[BEGIN THE DATA]
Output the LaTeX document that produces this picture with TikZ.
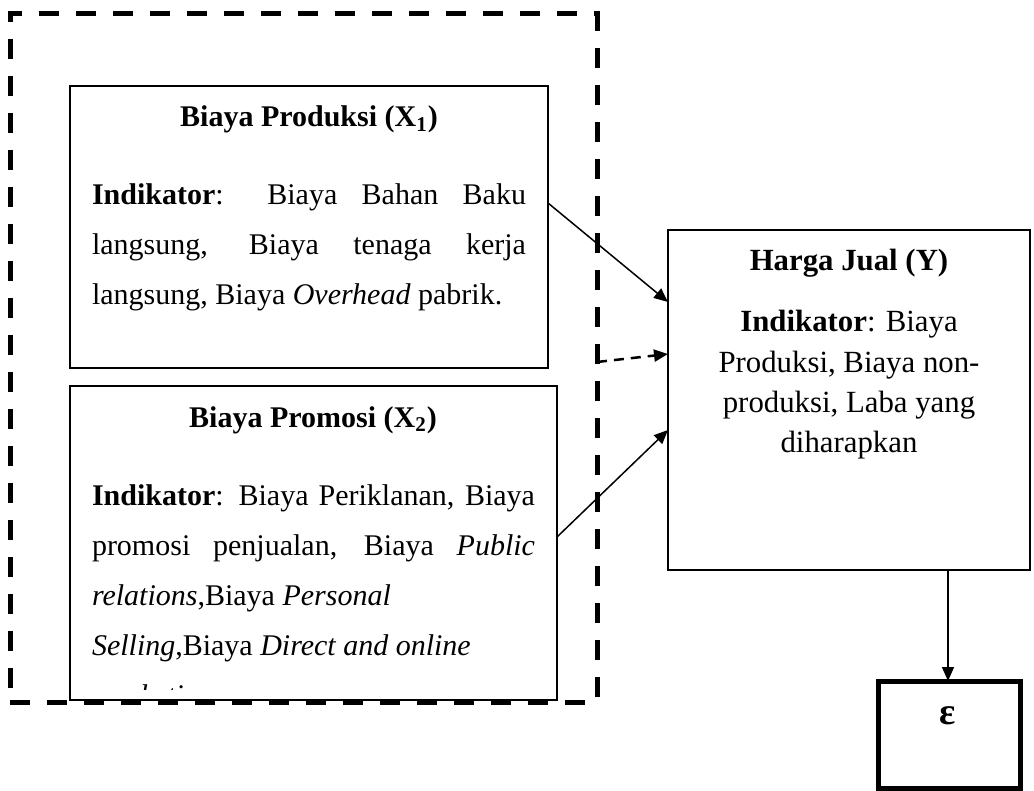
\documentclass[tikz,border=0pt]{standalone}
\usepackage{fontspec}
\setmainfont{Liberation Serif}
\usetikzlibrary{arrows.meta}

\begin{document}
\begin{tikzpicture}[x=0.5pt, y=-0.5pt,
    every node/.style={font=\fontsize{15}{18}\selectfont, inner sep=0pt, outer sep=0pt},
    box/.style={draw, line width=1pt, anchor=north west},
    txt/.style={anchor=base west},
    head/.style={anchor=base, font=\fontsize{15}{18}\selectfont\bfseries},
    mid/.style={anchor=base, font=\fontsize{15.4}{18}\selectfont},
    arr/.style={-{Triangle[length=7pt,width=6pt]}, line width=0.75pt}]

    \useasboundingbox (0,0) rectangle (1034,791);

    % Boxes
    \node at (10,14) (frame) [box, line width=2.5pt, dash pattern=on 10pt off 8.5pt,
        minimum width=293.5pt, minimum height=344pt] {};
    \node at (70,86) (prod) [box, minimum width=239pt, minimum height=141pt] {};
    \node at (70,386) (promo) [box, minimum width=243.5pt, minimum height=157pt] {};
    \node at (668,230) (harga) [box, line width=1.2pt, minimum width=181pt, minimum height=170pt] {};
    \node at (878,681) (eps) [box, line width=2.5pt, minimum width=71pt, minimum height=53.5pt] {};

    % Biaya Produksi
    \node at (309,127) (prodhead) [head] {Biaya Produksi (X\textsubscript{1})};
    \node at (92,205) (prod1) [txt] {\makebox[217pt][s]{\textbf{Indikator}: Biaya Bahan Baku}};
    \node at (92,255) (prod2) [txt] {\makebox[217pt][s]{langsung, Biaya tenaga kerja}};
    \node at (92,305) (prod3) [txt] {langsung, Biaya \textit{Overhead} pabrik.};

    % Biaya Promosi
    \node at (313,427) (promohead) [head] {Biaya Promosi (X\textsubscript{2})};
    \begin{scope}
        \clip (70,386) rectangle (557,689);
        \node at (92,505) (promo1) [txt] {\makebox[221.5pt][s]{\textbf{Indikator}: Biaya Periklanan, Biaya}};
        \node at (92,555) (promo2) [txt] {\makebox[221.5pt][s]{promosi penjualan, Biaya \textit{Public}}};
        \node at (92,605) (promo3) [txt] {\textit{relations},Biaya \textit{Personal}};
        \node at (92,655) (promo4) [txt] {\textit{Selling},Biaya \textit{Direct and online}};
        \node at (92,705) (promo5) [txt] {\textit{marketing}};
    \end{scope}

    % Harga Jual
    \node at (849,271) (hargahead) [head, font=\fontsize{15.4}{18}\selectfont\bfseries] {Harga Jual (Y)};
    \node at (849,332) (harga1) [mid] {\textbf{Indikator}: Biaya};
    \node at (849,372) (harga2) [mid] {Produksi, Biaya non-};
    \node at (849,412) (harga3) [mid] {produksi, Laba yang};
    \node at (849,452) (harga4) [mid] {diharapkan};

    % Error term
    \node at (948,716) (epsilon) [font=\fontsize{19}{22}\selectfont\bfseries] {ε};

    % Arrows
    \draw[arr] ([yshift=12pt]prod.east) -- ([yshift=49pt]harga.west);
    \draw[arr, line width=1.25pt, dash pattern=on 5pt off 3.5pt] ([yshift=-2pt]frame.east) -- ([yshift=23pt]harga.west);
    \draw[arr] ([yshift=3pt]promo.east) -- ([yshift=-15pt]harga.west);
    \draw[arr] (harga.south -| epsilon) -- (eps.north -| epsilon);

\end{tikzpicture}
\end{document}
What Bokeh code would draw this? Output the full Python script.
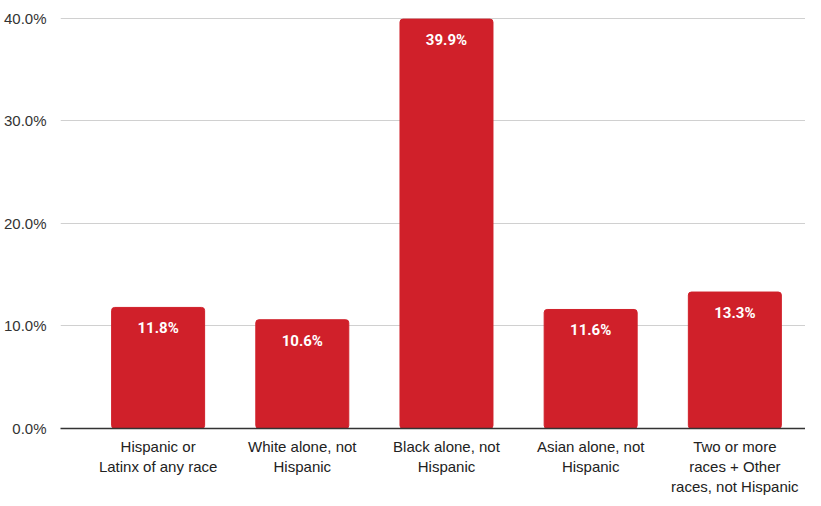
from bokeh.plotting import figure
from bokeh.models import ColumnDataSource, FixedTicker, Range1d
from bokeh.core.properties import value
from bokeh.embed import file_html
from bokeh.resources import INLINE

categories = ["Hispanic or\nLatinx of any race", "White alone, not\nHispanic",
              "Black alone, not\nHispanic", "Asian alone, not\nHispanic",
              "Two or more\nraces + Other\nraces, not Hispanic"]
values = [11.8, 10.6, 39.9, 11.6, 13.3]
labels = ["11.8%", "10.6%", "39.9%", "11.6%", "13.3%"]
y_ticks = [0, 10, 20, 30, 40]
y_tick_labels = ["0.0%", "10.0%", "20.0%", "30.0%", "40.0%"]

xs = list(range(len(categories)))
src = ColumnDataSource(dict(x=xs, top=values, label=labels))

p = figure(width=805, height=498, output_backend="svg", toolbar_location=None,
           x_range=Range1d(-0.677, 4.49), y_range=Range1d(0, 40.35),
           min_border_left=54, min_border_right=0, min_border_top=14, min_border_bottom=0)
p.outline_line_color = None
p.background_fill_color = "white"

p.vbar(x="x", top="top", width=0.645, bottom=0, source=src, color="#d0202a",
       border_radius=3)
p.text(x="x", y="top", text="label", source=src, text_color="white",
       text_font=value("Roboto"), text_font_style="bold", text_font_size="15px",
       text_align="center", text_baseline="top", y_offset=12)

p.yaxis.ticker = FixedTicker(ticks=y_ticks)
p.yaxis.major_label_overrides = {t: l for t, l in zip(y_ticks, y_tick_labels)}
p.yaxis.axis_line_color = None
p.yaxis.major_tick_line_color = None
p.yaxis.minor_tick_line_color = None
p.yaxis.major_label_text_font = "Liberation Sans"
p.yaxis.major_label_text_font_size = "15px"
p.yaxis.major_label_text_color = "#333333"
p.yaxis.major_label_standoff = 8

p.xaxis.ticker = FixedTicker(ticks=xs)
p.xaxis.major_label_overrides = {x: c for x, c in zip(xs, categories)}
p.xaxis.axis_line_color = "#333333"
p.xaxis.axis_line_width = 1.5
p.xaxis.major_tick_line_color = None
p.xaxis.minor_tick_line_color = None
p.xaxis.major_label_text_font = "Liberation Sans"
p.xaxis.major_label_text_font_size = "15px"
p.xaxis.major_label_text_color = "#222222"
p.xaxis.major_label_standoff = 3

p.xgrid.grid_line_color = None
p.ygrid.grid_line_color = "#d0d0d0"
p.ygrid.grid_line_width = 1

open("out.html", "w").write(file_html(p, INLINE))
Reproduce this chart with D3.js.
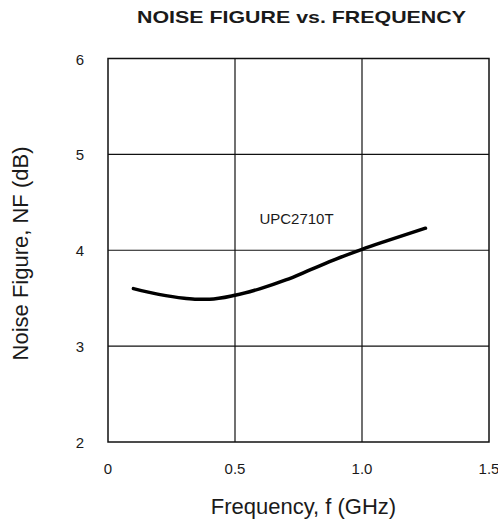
[END THE DATA]
-- TO DO --
Set the lines above down again, word for word, from the first through the one containing "at (92,305) (prod3)"; pictures excluded.

-- CORRECT RESULT --
Output the LaTeX document that produces this picture with TikZ.
\documentclass[tikz,border=0pt]{standalone}
\usepackage{fontspec}
\setmainfont{Liberation Serif}
\usetikzlibrary{arrows.meta}

\begin{document}
\begin{tikzpicture}[x=0.5pt, y=-0.5pt,
    every node/.style={font=\fontsize{15}{18}\selectfont, inner sep=0pt, outer sep=0pt},
    box/.style={draw, line width=1pt, anchor=north west},
    txt/.style={anchor=base west},
    head/.style={anchor=base, font=\fontsize{15}{18}\selectfont\bfseries},
    mid/.style={anchor=base, font=\fontsize{15.4}{18}\selectfont},
    arr/.style={-{Triangle[length=7pt,width=6pt]}, line width=0.75pt}]

    \useasboundingbox (0,0) rectangle (1034,791);

    % Boxes
    \node at (10,14) (frame) [box, line width=2.5pt, dash pattern=on 10pt off 8.5pt,
        minimum width=293.5pt, minimum height=344pt] {};
    \node at (70,86) (prod) [box, minimum width=239pt, minimum height=141pt] {};
    \node at (70,386) (promo) [box, minimum width=243.5pt, minimum height=157pt] {};
    \node at (668,230) (harga) [box, line width=1.2pt, minimum width=181pt, minimum height=170pt] {};
    \node at (878,681) (eps) [box, line width=2.5pt, minimum width=71pt, minimum height=53.5pt] {};

    % Biaya Produksi
    \node at (309,127) (prodhead) [head] {Biaya Produksi (X\textsubscript{1})};
    \node at (92,205) (prod1) [txt] {\makebox[217pt][s]{\textbf{Indikator}: Biaya Bahan Baku}};
    \node at (92,255) (prod2) [txt] {\makebox[217pt][s]{langsung, Biaya tenaga kerja}};
    \node at (92,305) (prod3) [txt] {langsung, Biaya \textit{Overhead} pabrik.};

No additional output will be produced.